Murder and violence may have decreased somewhat in prevalence of occurrence in the 19th century. However they became subjects of obsession in popular culture. Crime newspapers covered murders and other violent incidents in detail, updating their readers on every conceivable aspect of the crimes. Consumers purchased broadsides, poster-like sheets with sometimes fictionalized descriptions and large images of the crimes, victims and criminals, and other souvenirs from public hangings which were popular social events for the lower and sometimes middle classes. In the world of gallows entertainment, broadsides and souvenirs from executions as well as newspaper reporting that followed the crime from discovery to trial tended to sensationalize the details of the crime (Crone). Newspapers focused on particularly violent and fascinating crime and heaped attention on the criminal. Both fictional crime stories and the crime reporting that was based in reality depicted crime as intriguing and entertaining (Christensen).** It was during the 19th century that detective fiction became a popular genre. Crime and murder were ubiquitous in the popular culture of the 19th century. However, it was not just popular culture that was obsessed with crime, officials, scientists, and pseudo-scientists all became absorbed in criminology and theories of crime and criminality abounded.

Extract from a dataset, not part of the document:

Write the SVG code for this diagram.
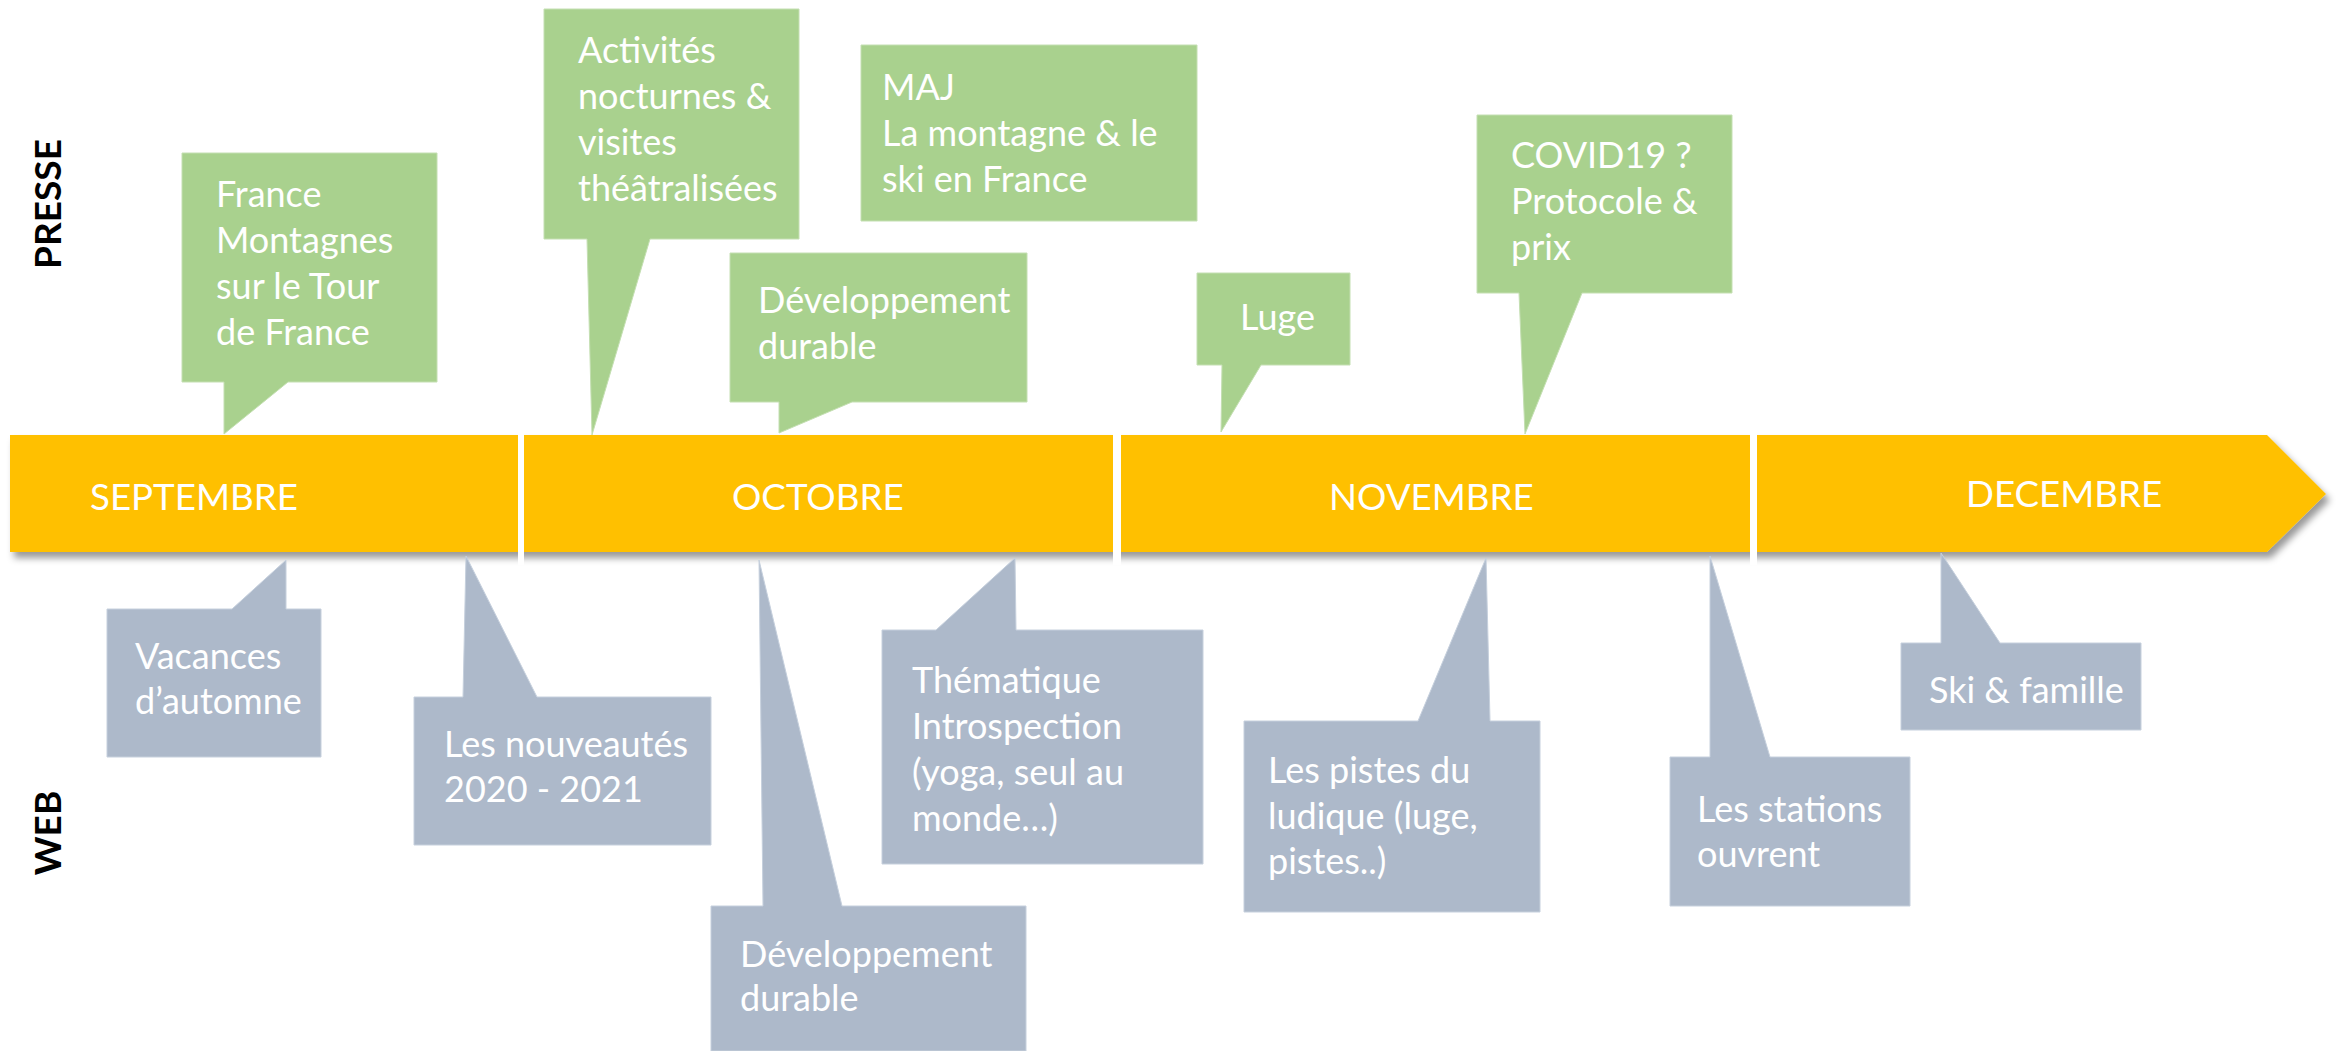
<svg xmlns="http://www.w3.org/2000/svg" width="2344" height="1051" viewBox="0 0 2344 1051">
<defs>
<filter id="sh" x="-5%" y="-20%" width="110%" height="150%">
<feDropShadow dx="4" dy="6" stdDeviation="3.5" flood-color="#000" flood-opacity="0.4"/>
</filter>
</defs>
<style>
.g{fill:#A9D18E;stroke:#C4DFB2;stroke-width:1}
.b{fill:#ADB9CA;stroke:#C6D0DD;stroke-width:1}
.t{font-family:Lato,"Open Sans",sans-serif;font-size:36px;fill:#fff}
.m{font-family:Lato,"Open Sans",sans-serif;font-size:36.7px;fill:#fff}
.lbl{font-family:Lato,"Open Sans",sans-serif;font-size:37px;font-weight:700;fill:#000;text-anchor:middle}
</style>
<rect width="2344" height="1051" fill="#fff"/>
<g id="labels">
<text class="lbl" transform="rotate(-90 61 204)" x="61" y="204">PRESSE</text>
<text class="lbl" transform="rotate(-90 61 833)" x="61" y="833">WEB</text>
</g>
<g id="timeline">
<path d="M10,435 H2267 L2326,494 L2267,552 H10 Z" fill="#FFC000" filter="url(#sh)"/>
<rect x="518" y="433" width="6" height="132" fill="#fff"/>
<rect x="1113" y="433" width="8" height="132" fill="#fff"/>
<rect x="1750" y="433" width="7" height="132" fill="#fff"/>
</g>
<g id="months">
<text class="m" x="90" y="510">SEPTEMBRE</text>
<text class="m" x="732" y="510">OCTOBRE</text>
<text class="m" x="1329" y="510">NOVEMBRE</text>
<text class="m" x="1966" y="507">DECEMBRE</text>
</g>
<g id="connectors"></g>
<g id="p1"><path class="g" d="M182,153 H437 V382 H288 L224,434 L224,382 H182 Z"/>
<text class="t"><tspan x="216" y="207">France</tspan><tspan x="216" y="253">Montagnes</tspan><tspan x="216" y="299">sur le Tour</tspan><tspan x="216" y="345">de France</tspan></text></g>
<g id="p2"><path class="g" d="M544,9 H799 V239 H650 L592,435 L587,239 H544 Z"/>
<text class="t"><tspan x="578" y="63">Activités</tspan><tspan x="578" y="109">nocturnes &amp;</tspan><tspan x="578" y="155">visites</tspan><tspan x="578" y="201">théâtralisées</tspan></text></g>
<g id="p3"><path class="g" d="M730,253 H1027 V402 H852 L779,433 L779,402 H730 Z"/>
<text class="t"><tspan x="758" y="313">Développement</tspan><tspan x="758" y="359">durable</tspan></text></g>
<g id="p4"><path class="g" d="M861,45 H1197 V221 H861 Z"/>
<text class="t"><tspan x="882" y="100">MAJ</tspan><tspan x="882" y="146">La montagne &amp; le</tspan><tspan x="882" y="192">ski en France</tspan></text></g>
<g id="p5"><path class="g" d="M1197,273 H1350 V365 H1261 L1221,432 L1222,365 H1197 Z"/>
<text class="t"><tspan x="1240" y="330">Luge</tspan></text></g>
<g id="p6"><path class="g" d="M1477,115 H1732 V293 H1582 L1525,434 L1519,293 H1477 Z"/>
<text class="t"><tspan x="1511" y="168">COVID19 ?</tspan><tspan x="1511" y="214">Protocole &amp;</tspan><tspan x="1511" y="260">prix</tspan></text></g>
<g id="w1"><path class="b" d="M107,609 H232 L286,560 L286,609 H321 V757 H107 Z"/>
<text class="t"><tspan x="135" y="669">Vacances</tspan><tspan x="135" y="714">d’automne</tspan></text></g>
<g id="w2"><path class="b" d="M414,697 H463 L466,556 L537,697 H711 V845 H414 Z"/>
<text class="t"><tspan x="444" y="757">Les nouveautés</tspan><tspan x="444" y="802">2020 - 2021</tspan></text></g>
<g id="w3"><path class="b" d="M711,906 H763 L759,560 L842,906 H1026 V1051 H711 Z"/>
<text class="t"><tspan x="740" y="967">Développement</tspan><tspan x="740" y="1011">durable</tspan></text></g>
<g id="w4"><path class="b" d="M882,630 H936 L1015,558 L1016,630 H1203 V864 H882 Z"/>
<text class="t"><tspan x="912" y="693">Thématique</tspan><tspan x="912" y="739">Introspection</tspan><tspan x="912" y="785">(yoga, seul au</tspan><tspan x="912" y="831">monde…)</tspan></text></g>
<g id="w5"><path class="b" d="M1244,721 H1418 L1486,558 L1490,721 H1540 V912 H1244 Z"/>
<text class="t"><tspan x="1268" y="783">Les pistes du</tspan><tspan x="1268" y="829">ludique (luge,</tspan><tspan x="1268" y="874">pistes..)</tspan></text></g>
<g id="w6"><path class="b" d="M1670,757 H1710 L1710,556 L1770,757 H1910 V906 H1670 Z"/>
<text class="t"><tspan x="1697" y="822">Les stations</tspan><tspan x="1697" y="867">ouvrent</tspan></text></g>
<g id="w7"><path class="b" d="M1901,643 H1941 L1941,553 L2000,643 H2141 V730 H1901 Z"/>
<text class="t"><tspan x="1929" y="703">Ski &amp; famille</tspan></text></g>
</svg>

Various ideas of criminality were developed by scientists in the 19th century. Some colored popular opinion on murder while others remained confined to the sphere of criminologists. Many were used in the discourse about the crimes and personas of the serial killer of the 19th century. One idea of criminality developed in the 19th century was that of the “natural-born killer”. According to the “Italian School”  theories of the born criminal certain people were born with specific criminal tendencies. In combination with the pseudo-sciences of phrenology and physiognomy that were popular at the time, these ideas of born criminal often translated into proscribing a particular physical type to categories of criminals (Cole 25-28).These physical conceptions about criminal types as motivated by ideas about born criminals were discussed by social scientist and utilized by law enforcement systems and officers in preventing and ‘solving’ crimes.** Others saw criminals as degenerate and reflective of civilization’s decline (Downing 73). Those who looked with horror on the new crime and anonymity of the city sometimes thought that society or certain segments of it were devolving, going back to a more basic state, instead of progressing. Often this perception characterized the criminal as an “atavistic creature suffering from homicidal mania”.  In fact one Viennese professor reportedly had a theory that the brains of criminals resembled those of beasts (Fisher 204). Other crime theories claimed that killers had minds of the “low type” (Fisher 203). All of these theories were interesting in combination with the serial killer, an individual that generally fit well into the pattern of everyday life, and sometimes, as in the case of Thomas Griffiths Wainewright, even intermixed with the upper crust of society, while at the same time venting murderous tendencies. These criminals did not fit with the idea of a degenerate or criminal type that would stand out among society, but rather murdered in the course of otherwise normal and productive daily lives. However the criminal passion, seemingly irrational, also fit with the idea of the born criminal. After all what else but a born tendency could lead respectable men to repeated murder? In the 19th century, popular and professional theories about the nature of crime and criminals abounded, all used to analyze the instances of crime and evidence themselves of the cultural obsession with it.